This is just one of many reasons my God never ceases to amaze me. The hippie, the gangster, the president of the country club, the orphaned child, the jocks, the Goths, the skater boys, the electrician, the lesbian, veterinarian, and even the cantankerous old guy in the nursing home. God loves them all the same.

I’d be the first to admit that I have my fair share of complications, quirks, and abnormalities. Yet the more I come to understand and know my God, the more I smile when people look at me strangely, tell me I’m weird, ignore me all together, or even call me Barney.

As ironic as it may seem, God often chooses the misfits, the outcasts, and the rejects to work through for His glorification. “God chose the foolish things of this world to shame the wise; God chose the weak things of this world to shame the strong. He chose the lowly things of this world and the despised things – and the things that are not – to nullify the things that are.” (1Cor. 1:27)

I was recently asked how I manage to consistently exude confidence. The answer to that is pretty simple… I’ve given up trying to maintain a good personal self-image. My security is no longer comprised of what people say about me, what I look like, wear, or even how I feel on a particular day. I’ve found my confidence in a source much greater than any label a designer could possibly slap on a piece of clothing. My confidence comes from the One who created the universe just by speaking.

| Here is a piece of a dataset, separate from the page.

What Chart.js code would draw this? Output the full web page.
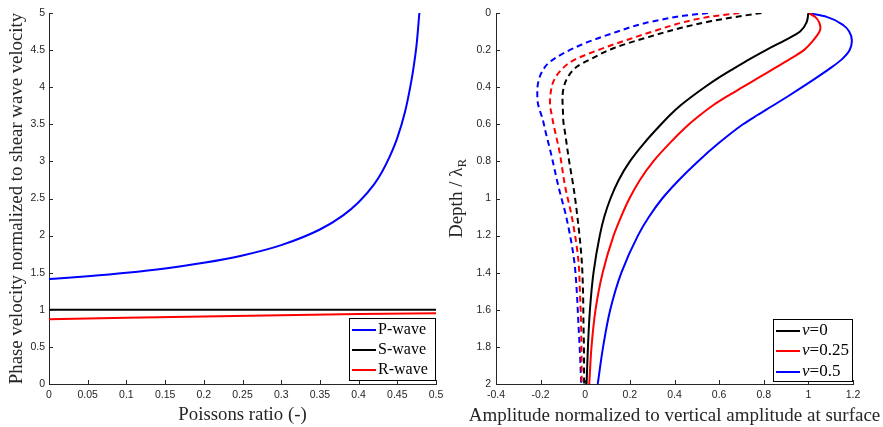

So as crazy as this may sound, I rejoice in my oftentimes whacked out ways. Besides, observing and on occasion being grouped with one of the “abnormals,” “misfits,” and “oddlies” actually has its advantages… (How else would I constantly find interesting things to write about?) ;)

Monday, June 9, 2008

When I Think About Rain, I Think About Singing

It was one of my favorite country songs back in 8th grade. "Why does the color of my coffee match your eyes?" My friends and I used to bound through parking lots and shout those lyrics out the windows of big ugly 15 passenger vans. "Why do I see you when a stranger passes by?" Each word was accompanied by some dramatic or theatrical gesture or movement. "When it's raining, you won't find me complainin' cause..." Time to break out in three part harmony… "When I think about rain, I think about singing!"

Now, don't get me wrong, I can still tolerate country music on some level. It just doesn't infiltrate every inch of my musical database like it used to. I still occasionally have to satisfy the urge to break out with some corrupted twang version of Chicks Dig It... or other such nonsense.

But as much as I could spend the next 7.45 minutes talking about country music, that's not what initially brought about this spontaneous compulsion to write. It's raining outside right now. No, actually, a more accurate description of the weather would be the first rinse cycle of a dishwasher. You know, when all the food is still stubbornly clinging to its home on the previously white dinner plate? The first rinse cycle attempts to discipline that food by beating the tar out of it. That's how the weather is today.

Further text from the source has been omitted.